#1 - Into the Wild. As writer/director, Sean Penn has created a masterpiece that tells the story of Christopher McCandless (played by the little-known but very talented Emile Hirsch), an upper middle class young man, just graduated from college, who rebelliously opts to donate his savings to charity, leave society and journey to the Alaskan wilderness to become one with nature. The beautifully-filmed story bounces around chronologically to great effect, providing balance to the generally-episodic nature of McCandless' trek. The stories and characters that unfold throughout the episodes add a lot of depth to the film, as do outstanding supporting performances from Vince Vaughn, William Hurt, Catherine Keener and Hal Holbrook, among others. The soundtrack, by Pearl Jam's Eddie Vedder, is haunting.
#2 - The Namesake. An engrossing, character-focused human drama that tells the story of a just-married Indian couple who, in 1977, say goodbye to their family and friends and move to New York City. Soon, the couple starts a family and moves to the suburbs, and the story leaps ahead and focuses on their first-born (played by Kal Penn) and his struggles and conflict balancing his family's Indian traditions amongst his desires to be a "typical American" teenager and young man. The Namesake offers intriguing insights into Indian culture and customs. This is an epic but intimate film.
#3 - Atonement. A successful adaptation of Ian McEwan's highly-regarded 2001 novel. Powerfully told, Atonement is a classic love story between characters expertly played by Keira Knightley and James McAvoy. The story begins on a hot summer day in 1935 at a British family's country estate. Jealousy, misperceptions and ultimately a false accusation keep the young couple apart until they are reunited five years later during the thick of the Second World War. The film contains brilliant, unique editing and spectacular cinematography, especially during the war scenes. The rich, creatively-told story builds on itself and is quite satisfying.
#4 - Sweeney Todd: The Demon Barber of Fleet Street. Johnny Depp and director Tim Burton are reunited in what is arguably their most ambitious filmmaking effort, an adaptation of Stephen Sondheim's award-winning Broadway musical. This is a bloody film -- and perhaps the most joyously bloody film I'll ever see! The blood and gore are complemented by gothic, twisted humor and characters who break out in song -- some quite beautiful and touching -- throughout the entire film. Depp and Helena Bonham Carter deliver fantastic performances; other stand-outs in the cast include Alan Rickman and Sacha Baron Cohen. Sweeney Todd offers an abundance of both style and substance.

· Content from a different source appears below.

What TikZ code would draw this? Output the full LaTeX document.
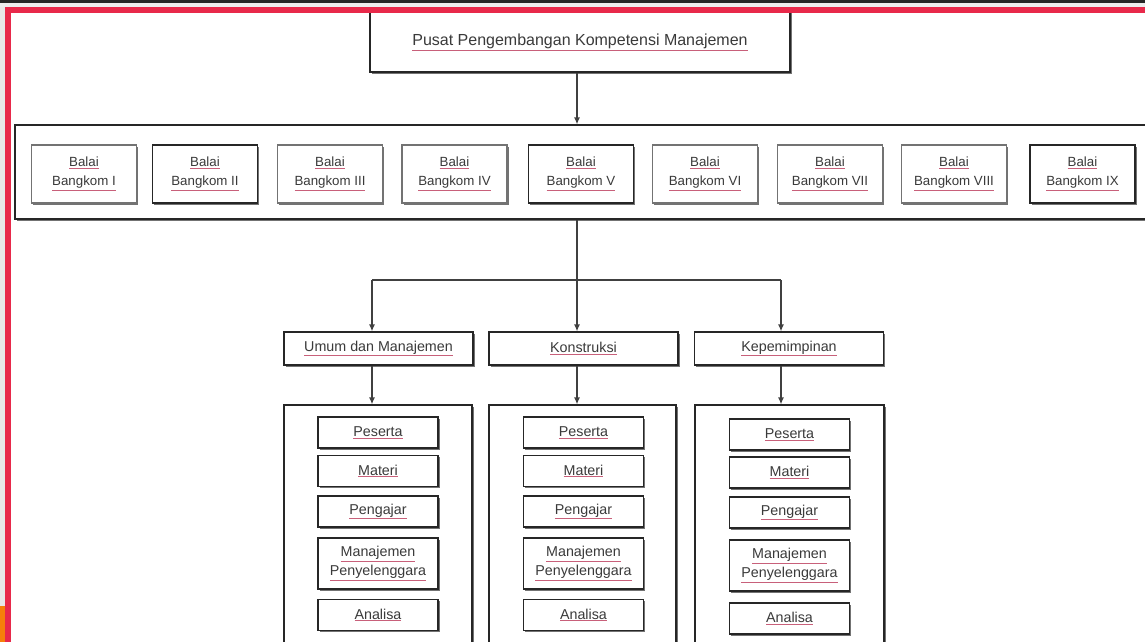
\documentclass[tikz,border=0pt]{standalone}
\usepackage{fontspec}
\setmainfont{Liberation Sans}
\usetikzlibrary{arrows.meta,shadows}
\definecolor{frame}{HTML}{E8294A}
\definecolor{ink}{HTML}{3A3A3A}
\definecolor{linkred}{HTML}{C8607A}
\newcommand{\lnk}[1]{\textcolor{linkred}{\underline{\textcolor{ink}{#1}}}}

\begin{document}
\begin{tikzpicture}[x=1pt,y=-1pt,
	box/.style={draw=black!85, line width=1.1pt, fill=white, align=center, inner sep=0pt,
		drop shadow={shadow xshift=1.5pt, shadow yshift=-1.5pt, fill=black!55, opacity=1}},
	greybox/.style={box, draw=black!55, line width=1.8pt},
	balai/.style={minimum width=105, minimum height=58, font=\fontsize{13.3}{19}\selectfont},
	unit/.style={box, minimum width=189, minimum height=33, font=\fontsize{14.3}{17}\selectfont},
	item/.style={box, minimum width=120, minimum height=31, font=\fontsize{14.3}{19}\selectfont},
	arr/.style={draw=black!75, line width=1.6pt, -{Latex[length=7pt,width=6pt]}}]
	\useasboundingbox (0,0) rectangle (1145,642);
	\clip (0,0) rectangle (1145,642);

	\node[box, minimum width=420, minimum height=92] (pusat) at (580,26) {};
	\node[font=\fontsize{16}{19}\selectfont] (pusatlbl) at (580,42) {\lnk{Pusat Pengembangan Kompetensi Manajemen}};

	\node[box, minimum width=1200, minimum height=94] (bangkom) at (615,172) {};
	\node[greybox, balai] (b1) at (84,174) {\lnk{Balai}\\\lnk{Bangkom I}};
	\node[box, balai] (b2) at (205,174) {\lnk{Balai}\\\lnk{Bangkom II}};
	\node[greybox, balai] (b3) at (330,174) {\lnk{Balai}\\\lnk{Bangkom III}};
	\node[greybox, balai] (b4) at (454.5,174) {\lnk{Balai}\\\lnk{Bangkom IV}};
	\node[box, balai] (b5) at (581,174) {\lnk{Balai}\\\lnk{Bangkom V}};
	\node[greybox, balai] (b6) at (705,174) {\lnk{Balai}\\\lnk{Bangkom VI}};
	\node[greybox, balai] (b7) at (830,174) {\lnk{Balai}\\\lnk{Bangkom VII}};
	\node[greybox, balai] (b8) at (954,174) {\lnk{Balai}\\\lnk{Bangkom VIII}};
	\node[box, balai] (b9) at (1082.5,174) {\lnk{Balai}\\\lnk{Bangkom IX}};

	\node[unit] (umum) at (378.5,348.5) {\lnk{Umum dan Manajemen}};
	\node[unit] (konstruksi) at (583.5,348.5) {\lnk{Konstruksi}};
	\node[unit] (kepemimpinan) at (789,348.5) {\lnk{Kepemimpinan}};

	\node[box, minimum width=188, minimum height=280] (umumbox) at (378,545) {};
	\node[box, minimum width=187, minimum height=280] (konstruksibox) at (582.5,545) {};
	\node[box, minimum width=189, minimum height=280] (kepemimpinanbox) at (789.5,545) {};

	\node[item] (p1) at (378,432.5) {\lnk{Peserta}};
	\node[item] (m1) at (378,471) {\lnk{Materi}};
	\node[item] (g1) at (378,511.5) {\lnk{Pengajar}};
	\node[item, minimum height=51] (s1) at (378,563.5) {\lnk{Manajemen}\\\lnk{Penyelenggara}};
	\node[item] (a1) at (378,615) {\lnk{Analisa}};

	\node[item] (p2) at (583.5,432.5) {\lnk{Peserta}};
	\node[item] (m2) at (583.5,471) {\lnk{Materi}};
	\node[item] (g2) at (583.5,511.5) {\lnk{Pengajar}};
	\node[item, minimum height=51] (s2) at (583.5,563.5) {\lnk{Manajemen}\\\lnk{Penyelenggara}};
	\node[item] (a2) at (583.5,615) {\lnk{Analisa}};

	\node[item] (p3) at (789.5,434.5) {\lnk{Peserta}};
	\node[item] (m3) at (789.5,472.5) {\lnk{Materi}};
	\node[item] (g3) at (789.5,512.5) {\lnk{Pengajar}};
	\node[item, minimum height=51] (s3) at (789.5,565.5) {\lnk{Manajemen}\\\lnk{Penyelenggara}};
	\node[item] (a3) at (789.5,618.5) {\lnk{Analisa}};

	\coordinate (spine) at (577,280);
	\coordinate (left) at (372,280);
	\coordinate (right) at (781,280);

	\draw[arr, line width=2.2pt] (spine |- pusat.south) -- (spine |- bangkom.north);
	\draw[arr, line width=2.2pt] (spine |- bangkom.south) -- (spine |- konstruksi.north);
	\draw[draw=black!75, line width=1.6pt] (left) -- (right);
	\draw[arr] (left) -- (left |- umum.north);
	\draw[arr] (right) -- (right |- kepemimpinan.north);
	\draw[arr] (left |- umum.south) -- (left |- umumbox.north);
	\draw[arr, line width=2.2pt] (spine |- konstruksi.south) -- (spine |- konstruksibox.north);
	\draw[arr, line width=2.2pt] (right |- kepemimpinan.south) -- (right |- kepemimpinanbox.north);

	\fill[black!85] (0,0) rectangle (1145,3.5);
	\fill[black!7] (0,3.5) rectangle (1145,7);
	\fill[black!9] (0,7) rectangle (5,642);
	\fill[orange!85!brown] (0,606) rectangle (5,642);
	\fill[frame] (5,7) rectangle (1145,13);
	\fill[frame] (5,7) rectangle (11,642);
\end{tikzpicture}
\end{document}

#5 - Knocked Up. A new era in comedy is with us and is in full force! Knocked Up is hilarious, touching and well-made. Writer/director Judd Apatow (whose 2005 film The 40-Year-Old Virgin was good) has finally made a film that's great. Seth Rogan and Grey's Anatomy's Katherine Heigl deliver tender performances as two mismatched people brought together by a one-night stand. There's plenty of goofy, crude humor intermixed in this story, and the overall effect is quite winning. Watch for standout supporting performances by Saturday Night Live's Kristin Wiig and Bill Hader.

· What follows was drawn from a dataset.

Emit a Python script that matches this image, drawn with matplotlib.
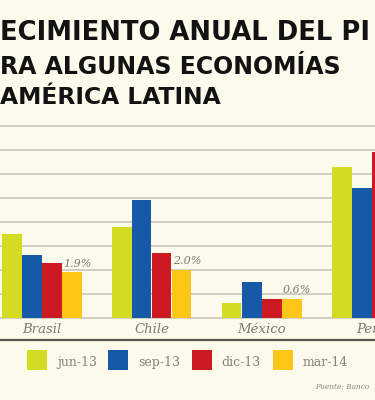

#6 - Superbad. Seth Rogan (from Knocked Up) co-writes with Evan Goldberg and the result is an extremely crude comedy that works fantastically. Michael Cera and Jonah Hill deliver strong performances as best friends navigating their last few weeks of high school and their rites of passage. The film is consistently very funny and enjoyably absurd. And it has a sincere heart -- something that most teen comedies don't. Superbad is super good.
#7 - Juno. Wow, 2007 really was a great year for comedies! In the quirky Juno, newcomer Ellen Page offers a sharp, almost-too-witty performance as a suddenly-pregnant 16-year-old. Coming off of 2006's Thank You for Smoking (one of my favorite flicks from 2007), director Jason Reitman balances the film's quirkiness with increasing amounts of warmth and humanity as the movie goes on. Superbad's Michael Cera offers a touching -- and hilarious -- performance as her best friend Paulie Bleeker. Other strong supporting performances come from Jason Bateman, Jennifer Garner and The West Wing's Allison Janney.

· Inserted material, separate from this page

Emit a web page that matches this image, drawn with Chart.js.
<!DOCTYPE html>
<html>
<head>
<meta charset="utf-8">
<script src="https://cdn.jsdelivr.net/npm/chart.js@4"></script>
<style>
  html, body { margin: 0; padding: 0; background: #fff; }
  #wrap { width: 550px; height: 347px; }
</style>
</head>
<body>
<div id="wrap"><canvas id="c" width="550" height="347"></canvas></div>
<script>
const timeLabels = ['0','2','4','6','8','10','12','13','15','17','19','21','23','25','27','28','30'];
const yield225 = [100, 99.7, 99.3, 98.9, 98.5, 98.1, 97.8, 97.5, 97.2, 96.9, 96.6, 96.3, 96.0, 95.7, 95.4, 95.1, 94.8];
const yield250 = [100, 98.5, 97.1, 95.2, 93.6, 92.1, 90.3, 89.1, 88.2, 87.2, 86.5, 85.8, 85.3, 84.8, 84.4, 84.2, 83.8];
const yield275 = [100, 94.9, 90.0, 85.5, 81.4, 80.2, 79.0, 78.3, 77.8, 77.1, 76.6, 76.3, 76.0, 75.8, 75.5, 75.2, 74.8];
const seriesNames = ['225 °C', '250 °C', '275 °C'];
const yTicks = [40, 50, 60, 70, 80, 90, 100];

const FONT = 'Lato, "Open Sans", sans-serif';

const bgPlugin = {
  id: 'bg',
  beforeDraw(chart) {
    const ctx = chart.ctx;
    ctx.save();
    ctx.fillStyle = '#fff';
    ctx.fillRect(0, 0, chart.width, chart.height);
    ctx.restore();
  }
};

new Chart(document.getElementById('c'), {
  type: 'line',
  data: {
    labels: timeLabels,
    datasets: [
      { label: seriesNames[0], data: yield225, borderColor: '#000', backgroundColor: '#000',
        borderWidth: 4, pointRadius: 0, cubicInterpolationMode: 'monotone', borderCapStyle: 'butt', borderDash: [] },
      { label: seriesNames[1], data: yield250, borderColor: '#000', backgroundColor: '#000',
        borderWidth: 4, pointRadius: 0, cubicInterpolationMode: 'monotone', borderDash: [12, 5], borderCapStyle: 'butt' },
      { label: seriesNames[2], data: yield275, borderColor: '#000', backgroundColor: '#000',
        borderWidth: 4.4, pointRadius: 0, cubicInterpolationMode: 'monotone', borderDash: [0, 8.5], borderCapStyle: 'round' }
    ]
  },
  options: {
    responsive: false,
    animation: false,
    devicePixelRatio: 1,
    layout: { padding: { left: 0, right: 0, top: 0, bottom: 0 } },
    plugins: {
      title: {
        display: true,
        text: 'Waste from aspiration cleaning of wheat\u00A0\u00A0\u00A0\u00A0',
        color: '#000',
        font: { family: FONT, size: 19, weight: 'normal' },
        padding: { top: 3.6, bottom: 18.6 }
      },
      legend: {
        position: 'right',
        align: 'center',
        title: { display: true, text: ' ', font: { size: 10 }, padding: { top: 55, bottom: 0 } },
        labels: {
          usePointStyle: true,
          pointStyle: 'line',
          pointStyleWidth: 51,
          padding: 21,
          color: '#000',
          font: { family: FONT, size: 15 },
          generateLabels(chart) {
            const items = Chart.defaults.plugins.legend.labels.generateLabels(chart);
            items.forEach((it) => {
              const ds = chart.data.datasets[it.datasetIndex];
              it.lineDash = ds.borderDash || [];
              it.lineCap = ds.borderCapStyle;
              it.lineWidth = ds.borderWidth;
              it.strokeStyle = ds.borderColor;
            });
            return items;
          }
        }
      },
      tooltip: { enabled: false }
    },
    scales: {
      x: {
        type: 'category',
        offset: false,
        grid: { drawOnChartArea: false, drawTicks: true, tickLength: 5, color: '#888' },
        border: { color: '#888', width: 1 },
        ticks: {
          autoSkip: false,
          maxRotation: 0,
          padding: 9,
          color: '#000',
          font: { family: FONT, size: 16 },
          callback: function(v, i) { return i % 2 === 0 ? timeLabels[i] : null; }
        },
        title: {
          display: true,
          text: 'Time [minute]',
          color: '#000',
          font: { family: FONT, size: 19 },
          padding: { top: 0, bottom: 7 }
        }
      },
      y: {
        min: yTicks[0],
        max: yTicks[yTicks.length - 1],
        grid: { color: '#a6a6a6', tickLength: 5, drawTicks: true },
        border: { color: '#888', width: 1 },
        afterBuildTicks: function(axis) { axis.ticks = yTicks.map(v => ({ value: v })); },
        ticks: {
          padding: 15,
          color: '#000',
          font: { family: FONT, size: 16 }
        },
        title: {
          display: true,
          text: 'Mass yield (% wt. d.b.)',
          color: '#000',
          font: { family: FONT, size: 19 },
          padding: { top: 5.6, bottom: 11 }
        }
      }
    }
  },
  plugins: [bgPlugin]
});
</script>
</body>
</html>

#8 - King Corn. An entertaining and important documentary about the U.S. agriculture industry, focusing on two friends who move to the nation's heartland to learn where their food comes from. They grow an acre of corn on Iowa soil and then follow their pile of corn into the food system. Along the way, what they find raises troubling questions about what we eat, how we farm and why we are farming the way we are. This well-crafted documentary also addresses the inhumane treatment of animals on factory farms.
#9 - The Kite Runner. Adapted from Khaled Hosseini's 2003 novel of the same name, The Kite Runner spans several decades and focuses on the 1970s pre-Soviet-occupied Afghanistan and the 1990s Taliban-ruled Afghanistan. Rich in its visuals and panoramic shots, the film offers a touching story of two boys growing up in different social classes, with a focus on friendship, betrayal for the sake of acceptance, and -- two decades later -- redemption.
#10 - Year of the Dog. In this unconventional comedy-drama, Molly Shannon (from Saturday Night Live, 1995-2001) stars as a woman living a simple life with a simple job, a simple house and a simple dog, a beagle named Pencil, who she adores immensely. Her simple life turns upside-down, though, when Pencil dies of a very sudden illness. This unpredictable film is about the woman's life transformation. It offers quirky, offbeat, dry humor along the way. Shannon delivers a surprisingly remarkable dramatic performance. Peter Sarsgaard is a stand-out in a strong supporting cast.
Honorable mentions go to: The Bourne Ultimatum, The Brave One, Charlie Wilson's War, The Lives of Others, Once, No Country for Old Men and The Savages.